3D Printering: Induction Heating

Every filament-based 3D printer you’ll find today heats plastic with resistive heaters – either heater cartridges or big ‘ol power resistors. It’s efficient, but that will only get you so far. Given these heaters can suck down only so many Watts, they can only heat up so fast. That’s a problem, and if you’re trying to make a fast printer, it’s also a limitation.

Instead of dumping 12 or 24 VDC into a resistive heater, induction heaters passes high-frequency AC through a wire that’s inductively coupled to a core. It’s also very efficient, but it’s also very fast. No high-temperature insulation is required, and if it’s designed right, there’s less thermal mass. All great properties for fast heating of plastic.

A few years ago, [SB] over on the RepRap blog designed an induction heater for a Master’s project. The hot end was a normal brass nozzle attached to a mild steel sleeve. A laminated core was attached to the hot end, and an induction coil wrapped around the core. It worked, but there wasn’t any real progress for turning this into a proper nozzle and hot end. It was, after all, just a project.

Finally, after several years, people are squirting plastic out of an induction heated nozzle. [Z], or [Bulent Unalmis], posted a project to the RepRap forums where he is extruding plastic that has been heated with an induction heater. It’s a direct drive system, and mechanically, it’s a simpler system than the fancy hot ends we’re using now.

Electronically, it’s much more complex. While the electronics for a resistive heater are just a beefy power supply and a MOSFET, [Z] is using 160 kHz AC at 30 V. That’s a much more difficult circuit to stuff on a printer controller board.

This could be viewed as just a way of getting around the common 24V limitation of common controller boards; shove more power into a resistor, and it’s going to heat faster. This may not be the answer to hot ends that heat up quicker, but at the very least it’s a very neat project, and something we’d like to see more of.

You can see [Z]’s video demo of his inductive hot end below. Thanks [Matt] for the tip.

13 thoughts on “3D Printering: Induction Heating

    1. That’s doable, but it would require quite a lot of power. And the nozzle would have to be made of ceramic of some kind.
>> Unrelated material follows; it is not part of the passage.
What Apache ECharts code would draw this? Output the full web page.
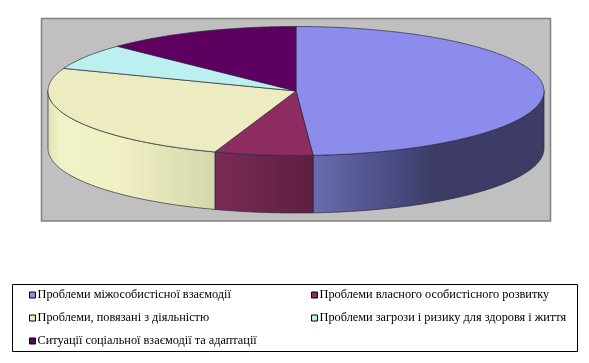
<!DOCTYPE html>
<html><head><meta charset="utf-8">
<style>html,body{margin:0;padding:0;background:#fff}#c{width:589px;height:363px}</style>
<script src="https://cdn.jsdelivr.net/npm/echarts@6/dist/echarts.min.js"></script>
</head><body><div id="c"></div>
<script>
const categories = [
  'Проблеми міжособистісної взаємодії',
  'Проблеми власного особистісного розвитку',
  'Проблеми, повязані з діяльністю',
  'Проблеми загрози і ризику для здоровя і життя',
  'Ситуації соціальної взаємодії та адаптації'
];
const values = [48.9, 6.4, 25.4, 6.5, 12.8];
const topColors = ['#8c8cec', '#8c2c60', '#ececc0', '#bcefef', '#5e0060'];
const sideStops = [
  [[0, '#6a6cb0'], [0.5, '#45467a'], [0.65, '#3c3c66'], [1, '#3c3c66']],
  [[0, '#7a2a56'], [1, '#5e2040']],
  [[0, '#e0e0b4'], [0.08, '#f2f2c8'], [0.45, '#f0f0c4'], [1, '#d6d6ac']],
  [[0, '#bcefef'], [1, '#bcefef']],
  [[0, '#5e0060'], [1, '#5e0060']]
];
const sideSpans = [[312, 500], [215, 312], [47, 215], [0, 1], [0, 1]];

const cx = 296, cy = 91, rx = 248, ry = 64.5, depth = 57.5;
const total = values.reduce((a, b) => a + b, 0);
function pt(deg, dy) {
  const t = deg * Math.PI / 180;
  return [cx + rx * Math.sin(t), cy - ry * Math.cos(t) + dy];
}
function arc(a, b, dy) {
  const out = [];
  const n = Math.max(2, Math.ceil((b - a) * 2));
  for (let i = 0; i <= n; i++) out.push(pt(a + (b - a) * i / n, dy));
  return out;
}
function sliceRender(idx) {
  let start = 0;
  for (let i = 0; i < idx; i++) start += values[i] / total * 360;
  const end = start + values[idx] / total * 360;
  return function () {
    const children = [];
    const a = Math.max(start, 90), b = Math.min(end, 270);
    if (b > a) {
      const pts = arc(a, b, 0).concat(arc(a, b, depth).reverse());
      children.push({
        type: 'polygon',
        shape: { points: pts },
        style: {
          fill: {
            type: 'linear', global: true,
            x: sideSpans[idx][0], y: 0, x2: sideSpans[idx][1], y2: 0,
            colorStops: sideStops[idx].map(s => ({ offset: s[0], color: s[1] }))
          },
          stroke: '#2a2a3a', lineWidth: 0.7
        }
      });
    }
    children.push({
      type: 'polygon',
      shape: { points: [[cx, cy]].concat(arc(start, end, 0)) },
      style: { fill: topColors[idx], stroke: '#2a2a3a', lineWidth: 0.7 }
    });
    return { type: 'group', children };
  };
}
const textStyle = { fontFamily: 'Liberation Serif', fontSize: 12.3, lineHeight: 13, color: '#000' };
const legendBase = {
  orient: 'vertical', icon: 'rect', itemWidth: 6, itemHeight: 6, itemGap: 10,
  padding: 0, selectedMode: false, textStyle: { ...textStyle, padding: [0, 0, 0, -3] },
  itemStyle: { borderColor: '#000', borderWidth: 1 }
};
const chart = echarts.init(document.getElementById('c'), null, { renderer: 'canvas' });
chart.setOption({
  animation: false,
  backgroundColor: '#fff',
  grid: { left: 41.5, top: 18.5, width: 509, height: 202.5, show: true, backgroundColor: '#c0c0c0', borderColor: '#808080', borderWidth: 1.5 },
  xAxis: { type: 'value', show: false },
  yAxis: { type: 'value', show: false },
  legend: [
    { ...legendBase, left: 29, top: 288.5, data: [categories[0], categories[2], categories[4]] },
    { ...legendBase, left: 311, top: 288.5, data: [categories[1], categories[3]] }
  ],
  graphic: [{
    type: 'rect', z: 0, silent: true,
    shape: { x: 12.5, y: 284.5, width: 565, height: 67 },
    style: { fill: 'none', stroke: '#000', lineWidth: 1 }
  }],
  series: categories.map((name, i) => ({
    type: 'custom', name, coordinateSystem: 'none',
    itemStyle: { color: topColors[i] },
    renderItem: sliceRender(i),
    data: [values[i]],
    silent: true
  }))
});
</script></body></html>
And with bigger power requirements whole nozzle assembly would be too heavy to move with precision. Also how one would manage all the heat from molten steel?

    2. The problem with 3D-Printing metals is not about getting them to melt, but about getting them in a soft but not fluid state where it can be extruded.

      You face a lot of problems like surface tension when extruding fluids.

      1. I would think bonding would be an issue too. You would have to have the whole print platform surrounded by inert gas, or apply some kind of shielding/flux. And as you said getting them soft enough. When welding both the base and the filler are heated to a liquid state. Unless the print chamber is heated to just below the melting state where the new layer will heat and bond with the previous layer, I see it as a no-go.

        1. Given the generating coil would be quite close to the nozzle outlet and so the point of contact, I wonder what sort of ‘flux spill’ there would be. Critically, would the effects of the field be enough to cause sufficient heating, not just in the metal currently being extruded but also the landing site.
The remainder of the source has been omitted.